Foreign currency and trade balance

Economists have welcomed a weak dollar thinking that will faciliate American exports and reduce the trade deficit. Those thories have been applied to China as well, as most people blame China's alledgedly underappreciated curreny for its trade surplus.
However, I read a report of the Economist which argued that the link between trade balance and foreign currency actually is not inherent. Currency markets, rightly or wrongly, are blithe about trade imablances.
For example, some of the countries whose currencies have gained most at the dollar's expense, like Britain, Australia and New Zealand, have large external deficits and debts too, Australia's current account shortfall has been more presistent than America's and as a result, its net overseas debt last year was 60% of its GDP, compared with 19% for America. New Zealand's debt ratio is larger still at 90% of GDP. Meanwhile the currency of the world's largest creditor nation, Japan, continue to languish-even against weak dollar.
So I don't know why some people continue to complain against Chinese currency, thinking it is delibately manipulated by the Chinese government to boost exports. But as the above empirical evidence shows, there is no strong correlation between trade balance and foreign currency. I was wondering why some people continue to complain about it.

1 comment:

caterpillar said...

In my opinion, the relation between trade balance and foreign currency exists. As the external reflection of domestic price level, it is absolute that exchange rate (therefore, foreign currency) impacts foreign trade. However, I think there is no absolutely negative effect between them. That is to say, undervalued exchange rate doesn’t denote it will benefit trade surplus, vice versa.
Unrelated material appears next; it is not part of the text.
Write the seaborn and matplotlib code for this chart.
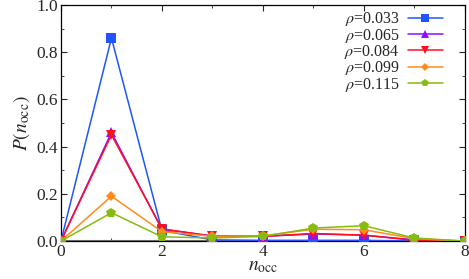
import matplotlib
matplotlib.use("Agg")
import matplotlib.pyplot as plt
import seaborn as sns
import pandas as pd
from matplotlib.ticker import MultipleLocator, FormatStrFormatter

sns.set_style("ticks")
plt.rcParams['font.family'] = ['Liberation Serif', 'DejaVu Serif']
plt.rcParams['mathtext.fontset'] = 'stix'

n_occ = [0, 1, 2, 3, 4, 5, 6, 7, 8]
labels = [r"$\rho$=0.033", r"$\rho$=0.065", r"$\rho$=0.084", r"$\rho$=0.099", r"$\rho$=0.115"]
p_033 = [0.0, 0.86, 0.045, 0.005, 0.003, 0.003, 0.003, 0.0, 0.0]
p_065 = [0.0, 0.46, 0.05, 0.022, 0.02, 0.03, 0.025, 0.005, 0.0]
p_084 = [0.0, 0.45, 0.052, 0.02, 0.02, 0.032, 0.025, 0.003, 0.0]
p_099 = [0.0, 0.19, 0.04, 0.02, 0.022, 0.05, 0.048, 0.01, 0.0]
p_115 = [0.0, 0.12, 0.018, 0.013, 0.02, 0.055, 0.065, 0.013, 0.0]

series = [p_033, p_065, p_084, p_099, p_115]
colors = ["#1f55ff", "#8a10ff", "#ff1020", "#ff8c1a", "#88bb10"]
markers = ["s", "^", "v", "D", "p"]
msizes = [7, 7, 7, 5, 7.5]

fig = plt.figure(figsize=(4.69, 2.79), dpi=100)
ax = fig.add_axes([0.130, 0.136, 0.861, 0.846])

ax.axhline(0, color="#777777", lw=1.5, zorder=1)
for lab, vals, c, m, ms in zip(labels, series, colors, markers, msizes):
    df = pd.DataFrame({"n": n_occ, "p": vals})
    sns.lineplot(data=df, x="n", y="p", ax=ax, color=c, marker=m, markersize=ms,
                 markeredgewidth=0, lw=1.1, label=lab, zorder=3)

ax.set_xlim(0, 8)
ax.set_ylim(0, 1.0)
ax.xaxis.set_major_locator(MultipleLocator(2))
ax.xaxis.set_minor_locator(MultipleLocator(1))
ax.yaxis.set_major_locator(MultipleLocator(0.2))
ax.yaxis.set_minor_locator(MultipleLocator(0.1))
ax.yaxis.set_major_formatter(FormatStrFormatter("%.1f"))
ax.tick_params(which="both", direction="in", top=True, right=True, labelsize=12.5, pad=2)
ax.tick_params(which="major", length=4, width=0.8)
ax.tick_params(which="minor", length=2, width=0.6)
for s in ax.spines.values():
    s.set_linewidth(0.9)
    s.set_color("black")

ax.set_xlabel(r"$n_{\rm occ}$", fontsize=14, labelpad=-1)
ax.set_ylabel(r"$P(n_{\rm occ})$", fontsize=14, labelpad=3)

leg = ax.legend(loc="upper right", bbox_to_anchor=(0.95, 0.985), frameon=False,
                markerfirst=False, fontsize=11.5, markerscale=0.8,
                handlelength=2.2, handletextpad=0.5, labelspacing=-0.1,
                borderpad=0.1, borderaxespad=0.0)

fig.savefig("out.png", dpi=100)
In the case of China, distorted price of natural resource, labor, and raw materials play a more significant impact on the huge trade surplus.
As to the view that China manipulates currency deliberately, it is not correct totally because great efforts have been made since July 2005 and RMB has appreciated much against USD. However, there is a point that China can’t explain clearly: although the nominal exchange rate has appreciated to a great extent, the real exchange rate hasn’t witnessed an obvious rise and the truth is real exchange rate is more important than nominal exchange rate as far as trade balance is considered.